Copy each line below in which the word "that" occurs.

AVAILABLE DATA.
****************************************
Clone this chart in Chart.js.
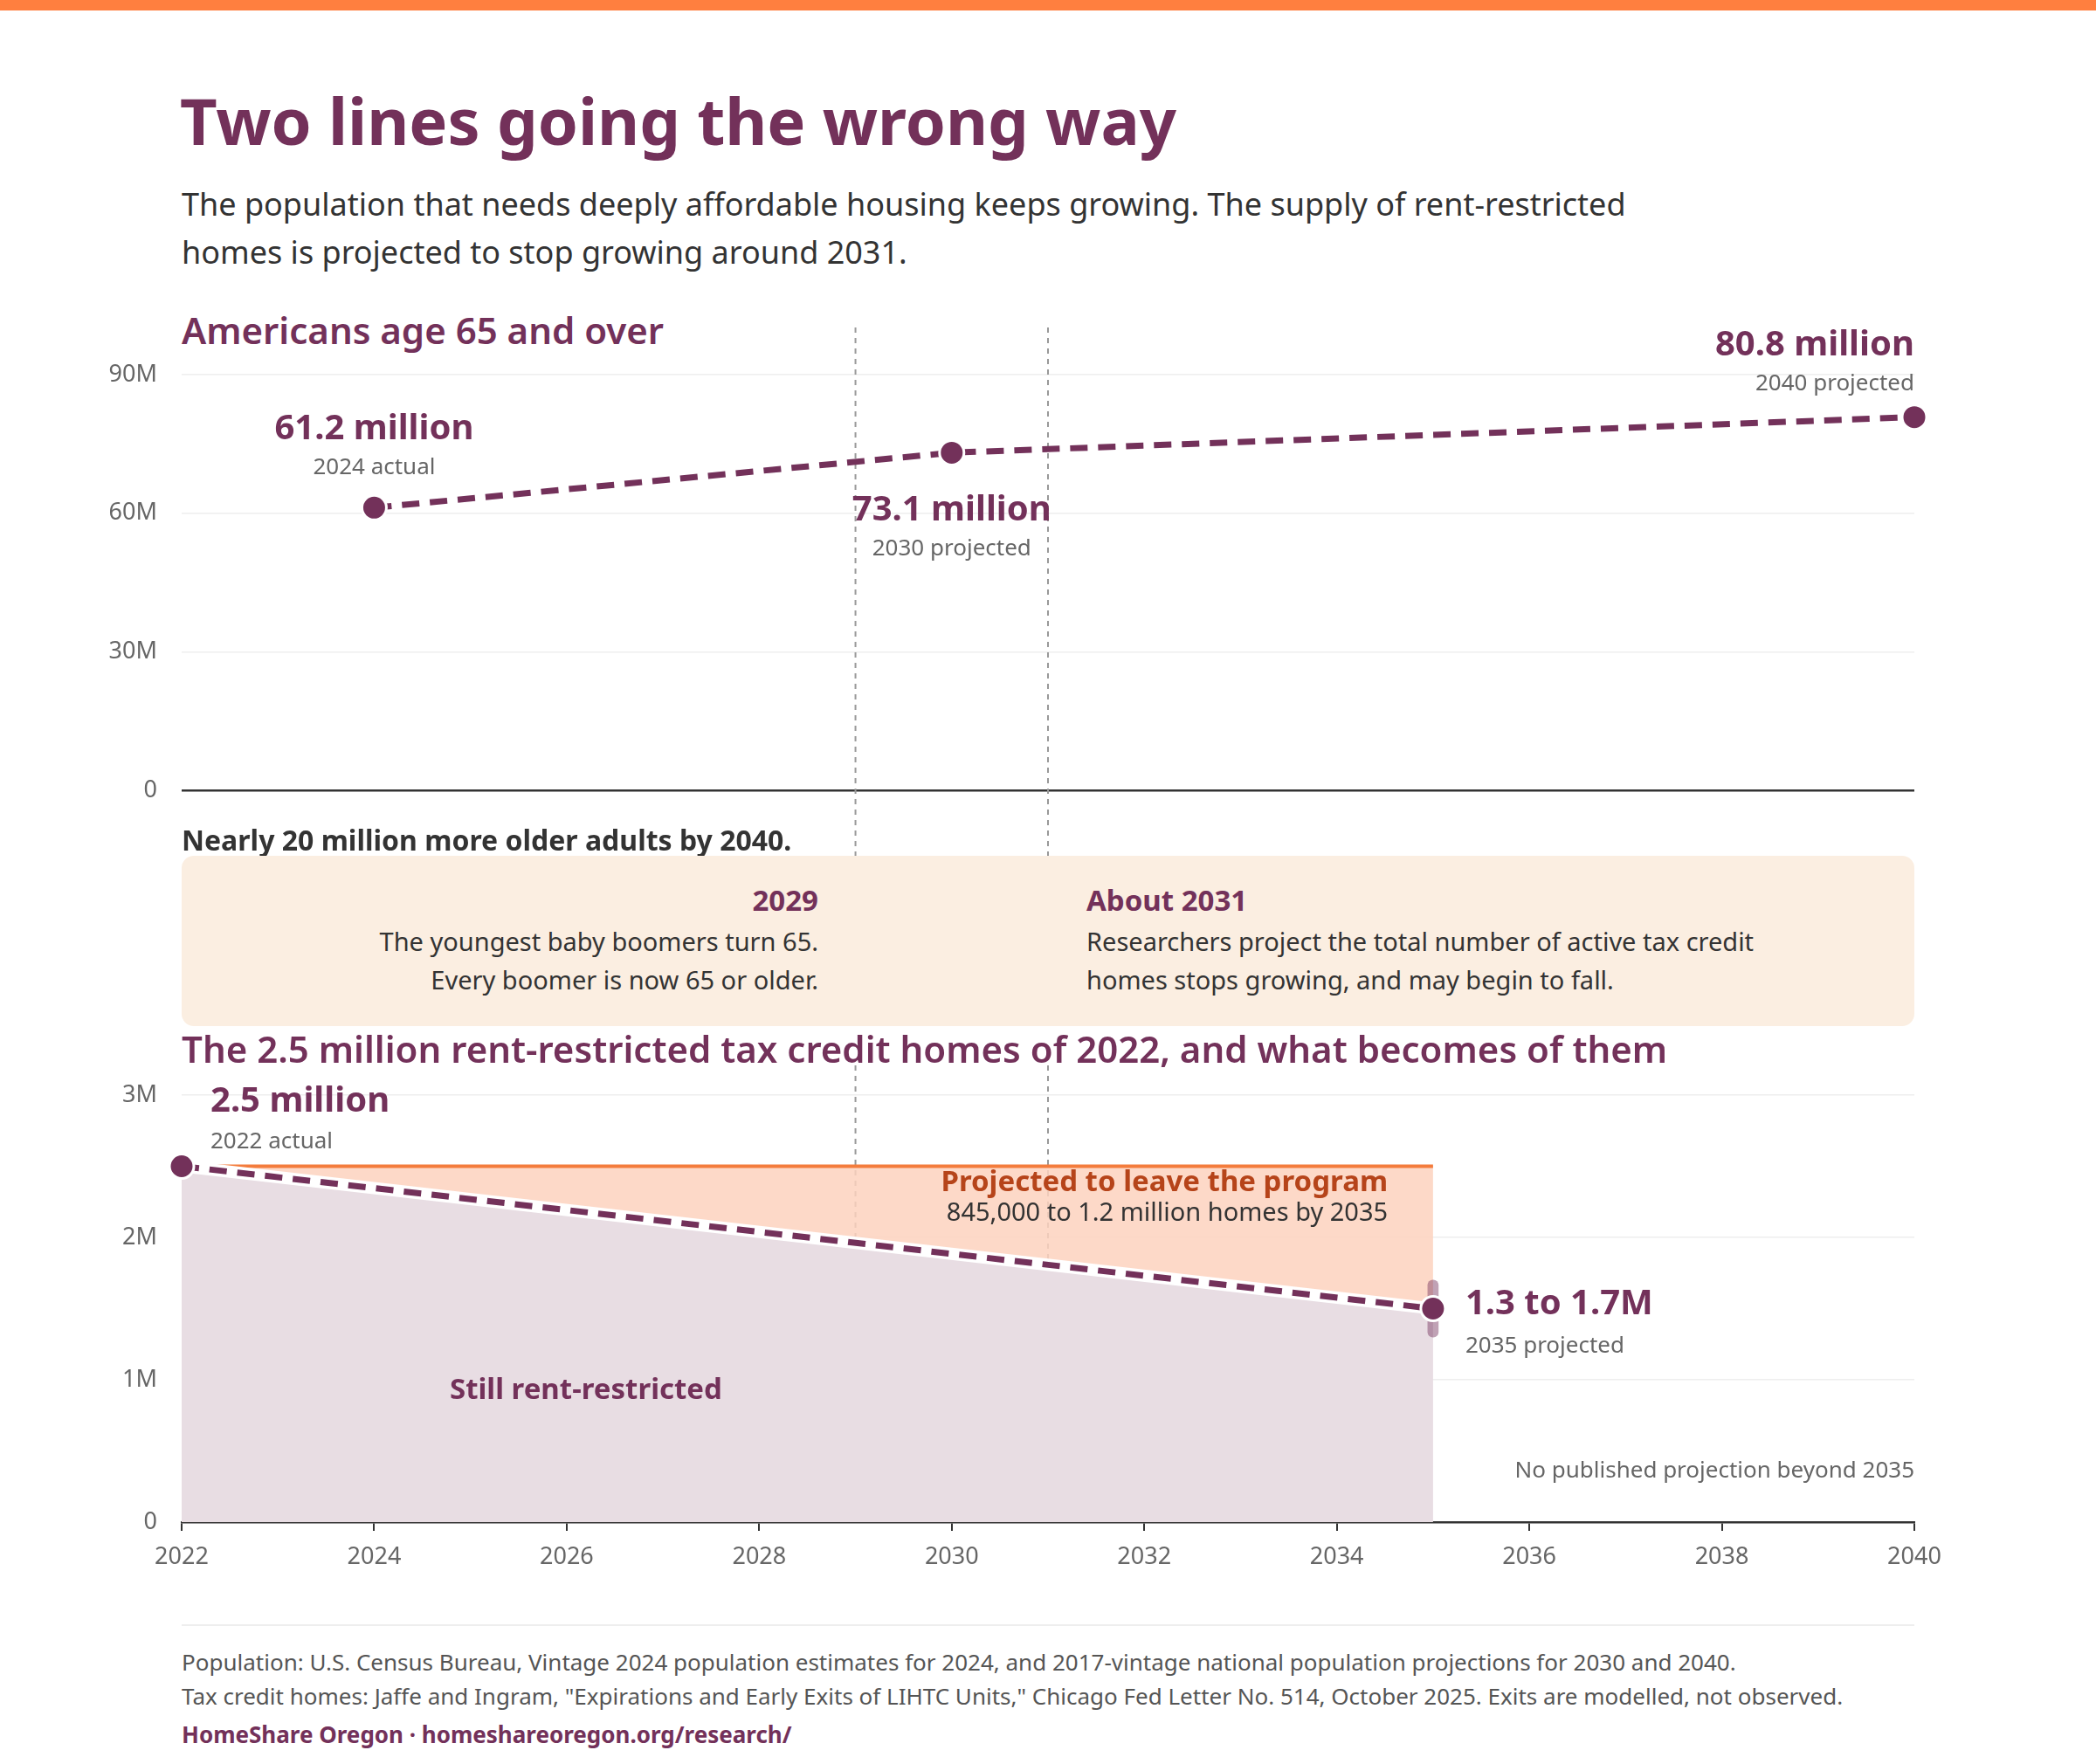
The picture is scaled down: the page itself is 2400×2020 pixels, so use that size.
<!DOCTYPE html>
<html>
<head>
<meta charset="utf-8">
<script src="https://cdn.jsdelivr.net/npm/chart.js@4"></script>
<style>
  body { margin: 0; width: 2400px; height: 2020px; background: #fff; font-family: "Noto Sans", sans-serif; position: relative; overflow: hidden; }
  .abs { position: absolute; white-space: nowrap; }
  #bar { left: 0; top: 0; width: 2400px; height: 12px; background: #ff7f3f; }
  h1 { position: absolute; left: 206px; top: 88px; margin: 0; font-size: 74px; font-weight: 700; color: #73315a; line-height: 100px; }
  .sub { left: 208px; top: 206px; font-size: 36px; line-height: 55px; color: #333; }
  .ctitle { font-size: 42px; font-weight: 600; color: #73315a; line-height: 50px; }
  #box { left: 208px; top: 980px; width: 1984px; height: 195px; background: #fbeee1; border-radius: 14px; }
  .bt { font-size: 33px; font-weight: 700; color: #73315a; }
  .bb { font-size: 29px; color: #333; line-height: 44px; }
  canvas { position: absolute; left: 0; }
  .foot { left: 208px; font-size: 26px; color: #555; }
</style>
</head>
<body>
<div id="bar" class="abs"></div>
<h1>Two lines going the wrong way</h1>
<div class="abs sub">The population that needs deeply affordable housing keeps growing. The supply of rent-restricted<br>homes is projected to stop growing around 2031.</div>
<div class="abs ctitle" style="left:208px;top:353px">Americans age 65 and over</div>

<div style="position:absolute;left:0;top:370px;width:2400px;height:610px"><canvas id="top"></canvas></div>
<div class="abs" style="left:208px;top:940px;font-size:32px;font-weight:700;color:#333">Nearly 20 million more older adults by 2040.</div>

<div id="box" class="abs"></div>
<div class="abs bt" style="right:1463px;top:1008px;text-align:right">2029</div>
<div class="abs bb" style="right:1463px;top:1056px;text-align:right">The youngest baby boomers turn 65.<br>Every boomer is now 65 or older.</div>
<div class="abs bt" style="left:1244px;top:1008px">About 2031</div>
<div class="abs bb" style="left:1244px;top:1056px">Researchers project the total number of active tax credit<br>homes stops growing, and may begin to fall.</div>

<div class="abs ctitle" style="left:208px;top:1176px">The 2.5 million rent-restricted tax credit homes of 2022, and what becomes of them</div>
<div style="position:absolute;left:0;top:1180px;width:2400px;height:650px"><canvas id="bot"></canvas></div>

<div class="abs" style="left:208px;top:1860px;width:1984px;height:2px;background:#eee"></div>
<div class="abs foot" style="top:1885px">Population: U.S. Census Bureau, Vintage 2024 population estimates for 2024, and 2017-vintage national population projections for 2030 and 2040.</div>
<div class="abs foot" style="top:1924px">Tax credit homes: Jaffe and Ingram, "Expirations and Early Exits of LIHTC Units," Chicago Fed Letter No. 514, October 2025. Exits are modelled, not observed.</div>
<div class="abs foot" style="top:1968px;font-weight:700;color:#73315a">HomeShare Oregon · homeshareoregon.org/research/</div>

<script>
// ---- data ----
const popYears = [2024, 2030, 2040];
const popValues = [61.2, 73.1, 80.8];          // millions
const popTicks = [0, 30, 60, 90];
const homeYears = [2022, 2035];
const homeValues = [2.5, 1.5];                  // millions, midpoint projection
const homeStart = [2.5, 2.5];                   // 2022 stock held flat
const homeRange = [1.3, 1.7];                   // 2035 range
const eventYears = [2029, 2031];
const xTicks = [2022, 2024, 2026, 2028, 2030, 2032, 2034, 2036, 2038, 2040];

const PLUM = '#73315a', FONT = '"Noto Sans", sans-serif';
Chart.defaults.font.family = FONT;
Chart.defaults.animation = false;

// dashed event lines + text labels
function overlay(labels) {
  return {
    id: 'overlay',
    beforeDatasetsDraw(chart) {
      const c = chart.ctx, x = chart.scales.x;
      c.save();
      c.strokeStyle = '#999'; c.lineWidth = 2; c.setLineDash([6, 6]);
      eventYears.forEach(y => {
        const px = x.getPixelForValue(y);
        c.beginPath(); c.moveTo(px, chart.options.evTop); c.lineTo(px, chart.options.evBottom); c.stroke();
      });
      c.restore();
    },
    afterDraw(chart) {
      const c = chart.ctx, x = chart.scales.x, y = chart.scales.y;
      c.save(); c.textBaseline = 'middle';
      labels.forEach(l => {
        c.font = (l.bold ? '700 ' : '400 ') + l.size + 'px ' + FONT;
        c.fillStyle = l.color; c.textAlign = l.align || 'center';
        c.fillText(l.text, x.getPixelForValue(l.x) + (l.dx || 0), y.getPixelForValue(l.y) + (l.dy || 0));
      });
      c.restore();
    }
  };
}

const gray = '#666';
new Chart(document.getElementById('top'), {
  type: 'line',
  data: {
    datasets: [
      { data: popYears.map((v, i) => ({ x: v, y: popValues[i] })), borderColor: PLUM, borderWidth: 7, borderDash: [20, 12],
        pointRadius: 14, pointBackgroundColor: PLUM, pointBorderColor: '#fff', pointBorderWidth: 3, clip: false }
    ]
  },
  options: {
    responsive: true, maintainAspectRatio: false,
    evTop: 5, evBottom: 610,
    layout: { padding: { top: 59, right: 208, bottom: 75, left: 0 } },
    plugins: { legend: { display: false }, tooltip: { enabled: false } },
    scales: {
      x: { type: 'linear', min: 2022, max: 2040, display: false },
      y: { min: 0, max: 90, afterBuildTicks: a => { a.ticks = popTicks.map(v => ({ value: v })); },
        afterFit: a => { a.width = 208; },
        border: { display: false },
        grid: { color: c => c.tick.value === 0 ? '#333' : '#eee', lineWidth: c => c.tick.value === 0 ? 2.5 : 1.5, drawTicks: false },
        ticks: { color: gray, font: { size: 27 }, padding: 28, callback: v => v === 0 ? '0' : v + 'M' } }
    }
  },
  plugins: [overlay([
    { text: '61.2 million', x: 2024, y: 61.2, dy: -90, size: 40, bold: true, color: PLUM },
    { text: '2024 actual', x: 2024, y: 61.2, dy: -46, size: 26, color: gray },
    { text: '73.1 million', x: 2030, y: 73.1, dy: 66, size: 40, bold: true, color: PLUM },
    { text: '2030 projected', x: 2030, y: 73.1, dy: 110, size: 26, color: gray },
    { text: '80.8 million', x: 2040, y: 80.8, dy: -82, size: 40, bold: true, color: PLUM, align: 'right' },
    { text: '2040 projected', x: 2040, y: 80.8, dy: -38, size: 26, color: gray, align: 'right' }
  ])]
});

new Chart(document.getElementById('bot'), {
  type: 'line',
  data: {
    datasets: [
      { data: homeYears.map((v, i) => ({ x: v, y: homeStart[i] })), borderColor: '#f47c3c', borderWidth: 4,
        pointRadius: 0, fill: { target: 1 }, backgroundColor: 'rgba(253,210,190,0.85)', order: 3 },
      { data: homeYears.map((v, i) => ({ x: v, y: homeValues[i] })), borderColor: '#fff', borderWidth: 14,
        pointRadius: 0, fill: 'origin', backgroundColor: '#e8dde3', order: 2 },
      { type: 'bar', data: [{ x: 2035, y: homeRange }], backgroundColor: 'rgba(115,49,90,0.45)',
        barThickness: 12, borderRadius: 6, borderSkipped: false, order: 1 },
      { data: homeYears.map((v, i) => ({ x: v, y: homeValues[i] })), borderColor: PLUM, borderWidth: 7, borderDash: [20, 12],
        pointRadius: 14, pointBackgroundColor: PLUM, pointBorderColor: '#fff', pointBorderWidth: 3, order: 0, clip: false }
    ]
  },
  options: {
    responsive: true, maintainAspectRatio: false,
    evTop: 40, evBottom: 563,
    layout: { padding: { top: 74, right: 208, bottom: 0, left: 0 } },
    plugins: { legend: { display: false }, tooltip: { enabled: false } },
    scales: {
      x: { type: 'linear', min: 2022, max: 2040, offset: false,
        afterBuildTicks: a => { a.ticks = xTicks.map(v => ({ value: v })); },
        afterFit: a => { a.height = 87; },
        border: { color: '#333', width: 2.5 },
        grid: { display: true, offset: false, drawOnChartArea: false, color: '#333', tickLength: 10, lineWidth: 2 },
        ticks: { color: gray, font: { size: 27 }, padding: 14, callback: v => String(v) } },
      y: { min: 0, max: 3, afterBuildTicks: a => { a.ticks = [0, 1, 2, 3].map(v => ({ value: v })); },
        afterFit: a => { a.width = 208; },
        border: { display: false },
        grid: { color: '#eee', lineWidth: 1.5, drawTicks: false },
        ticks: { color: gray, font: { size: 27 }, padding: 28, callback: v => v === 0 ? '0' : v + 'M' } }
    }
  },
  plugins: [overlay([
    { text: '2.5 million', x: 2022, y: 2.5, dx: 33, dy: -74, size: 40, bold: true, color: PLUM, align: 'left' },
    { text: '2022 actual', x: 2022, y: 2.5, dx: 33, dy: -28, size: 26, color: gray, align: 'left' },
    { text: '1.3 to 1.7M', x: 2035, y: 1.5, dx: 37, dy: -5, size: 40, bold: true, color: PLUM, align: 'left' },
    { text: '2035 projected', x: 2035, y: 1.5, dx: 37, dy: 43, size: 26, color: gray, align: 'left' },
    { text: 'Projected to leave the program', x: 2034.53, y: 2.38, size: 33, bold: true, color: '#b6441a', align: 'right' },
    { text: '845,000 to 1.2 million homes by 2035', x: 2034.53, y: 2.17, size: 29, color: '#333', align: 'right' },
    { text: 'Still rent-restricted', x: 2026.2, y: 0.92, size: 33, bold: true, color: PLUM },
    { text: 'No published projection beyond 2035', x: 2040, y: 0.36, size: 26, color: gray, align: 'right' }
  ])]
});
</script>
</body>
</html>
****************************************
EXPECTED ANSWER.
The picture is scaled down: the page itself is 2400×2020 pixels, so use that size.
<div class="abs sub">The population that needs deeply affordable housing keeps growing. The supply of rent-restricted<br>homes is projected to stop growing around 2031.</div>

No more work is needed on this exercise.